The enlightened minds of mathematicians, cryptographers, engineers, physicists, inventors and others have shaped the computer and the Internet into what we know today. Some of them also caught a glimpse of the future and envisioned the technology we are using now or are about to see. Keeping an eye on the visionaries helps us prepare for the future.
Sci-Fi fans from the US celebrated National Science Fiction Day at the start of the year, on January 2, which is also famous author and biochemistry professor Isaac Asimov’s official birthday. Asimov (1920-1992), who wrote famous works including the Foundation series, is recognized as one of the greatest visionaries of the last century: he coined the terms “robotics” and “positronic brain” – the central processing unit of the android robots who populated his fiction.
Many of his books focus on the role of artificial intelligence in the future of mankind. In his fiction, Asimov formulated the famous Three Laws of Robotics, meant as a safety mechanism to ensure robots would not harm humans. The laws have since appeared in many works of fiction by other authors, and even in scientific works.
Back in 1964, in an article for the New York Times, Asimov predicted with some accuracy what the world would look like 50 years on, in 2014. According to Wired, he wrote that kitchen gadgets like coffee machines would be very popular in 50 years time, and he anticipated electroluminescent panels, as well as miniaturized computers “that will serve as the ‘brains’ of robots.”Â
In the same article, he wrote that appliances will be cordless and powered by long-lived batteries in 2014, a vision which is not too far from the world of mobile devices we live in today.
In the 1980s, Asimov spoke of an information and communications system that sounds much like the future World Wide Web, which was going to be developed in the following decade.
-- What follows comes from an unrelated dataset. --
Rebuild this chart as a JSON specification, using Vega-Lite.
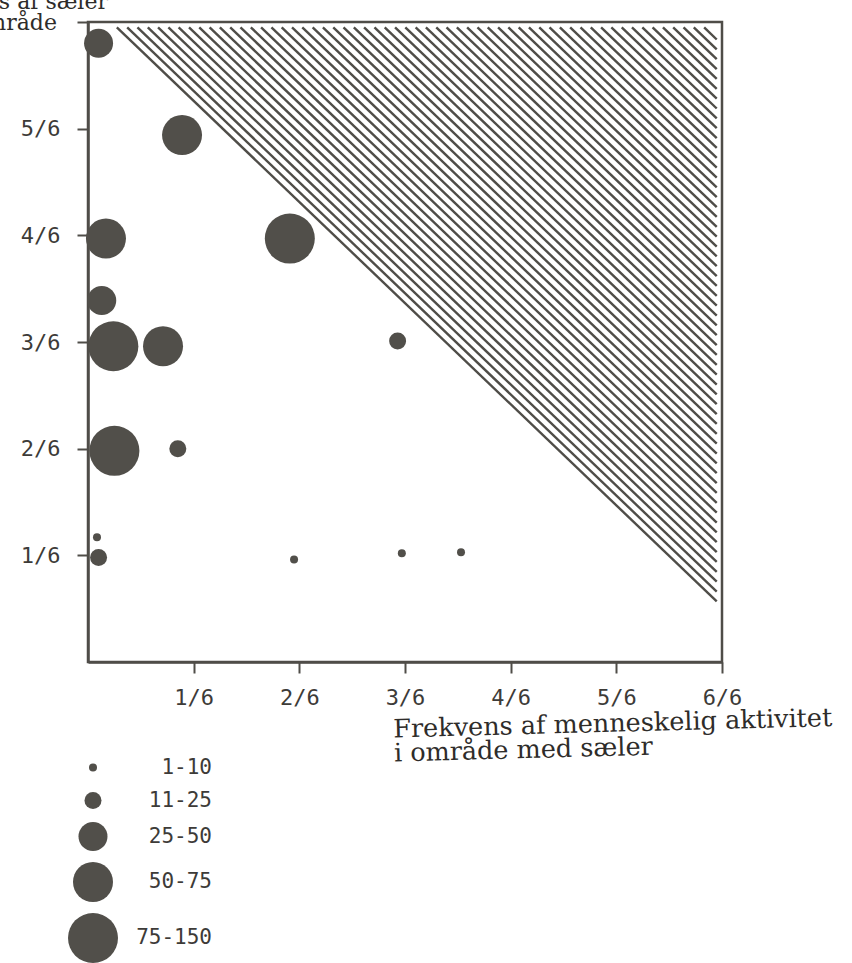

He anticipated that people would use computers to access a huge library of human knowledge, which would make learning much more appealing to ordinary people.
Although today’s world is still far from the universe imagined by Asimov, many of the things he envisioned are becoming reality. Hundreds of millions of people use computers and mobile devices to access knowledge and information on the Web, and AI mechanisms such as BRAIN, developed by Bitdefender, are working to protect Internet users from computer viruses and other threats.